吾已矣,乘桴且恁浮於海。

出自 蘇軾 的《 千秋歲 · 次韻少遊
島邊天外,未老身先退。珠淚濺,丹衷碎。聲搖蒼玉珮,色重黃金帶。一萬里,斜陽正與長安對。 道遠誰雲會,罪大天能蓋。君命重,臣節在。新恩猶可覬,舊學終難改。吾已矣,乘桴且恁浮於海。
拼音

譯文

人未老而身已退居在天外孤島上。腰間佩戴金色的玉飾泠泠作響;金黃色的腰帶色彩濃艷。夕陽正斜照著萬里之外的汴京城。 路途遙遠,誰説還能見到汴京城。我的罪孼深重,但皇帝能給予寬恕。君王之命很重,不可違背;我的節操依然保持著。

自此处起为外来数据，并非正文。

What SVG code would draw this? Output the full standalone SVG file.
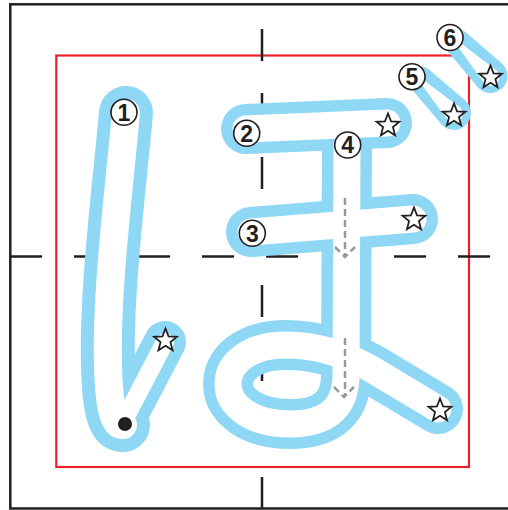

大槪能期望君王賜予赦免的新恩,但我的舊識積習終究難以改變。算了吧,我還是乘舟漂浮在海上,暫且如此度過餘生。

注釋

千秋歲:此詞作於元符三年(公元1100年)。王文浩《蘇詩總案·卷四十三》謂本年四月得秦觀書,幷作答。 少遊:秦觀的字,曾作《千秋歲·水邊沙外》。 次韻:指舊時古體詩詞寫作的一種方式。按照原詩的韻和用韻的次序來和詩次韻就是和詩的一種方式。也叫步韻。 天外:《文選·卷十五》:張平子《思玄賦》:“廓蕩蕩其無涯兮,乃今窺乎天外。”蘇軾時在瓊州(今海南島),故言島邊天外。 丹衷:猶言“丹心”。 蒼玉珮、黃金帶:指朝廷命官所佩的飾物。此喩聲情之慘怛。 “一萬里,斜陽正與長安對”句:時蘇軾居海南,距京城甚遠,故云。長安,今陝西西安,漢唐時京都。此當指北宋京都汴京(今河南開封)。 天:喩皇帝。 君命:指君王的命令。 臣節:人臣的節操。 覬(jì):希圖、冀望。 已矣:算了、罷了。 “乘桴(fú)且恁(rèn)浮於海”句:《論語·公冶長》載孔子説:“道不行,乘桴浮於海,從我者其由與?”桴,小筏子;恁,這樣。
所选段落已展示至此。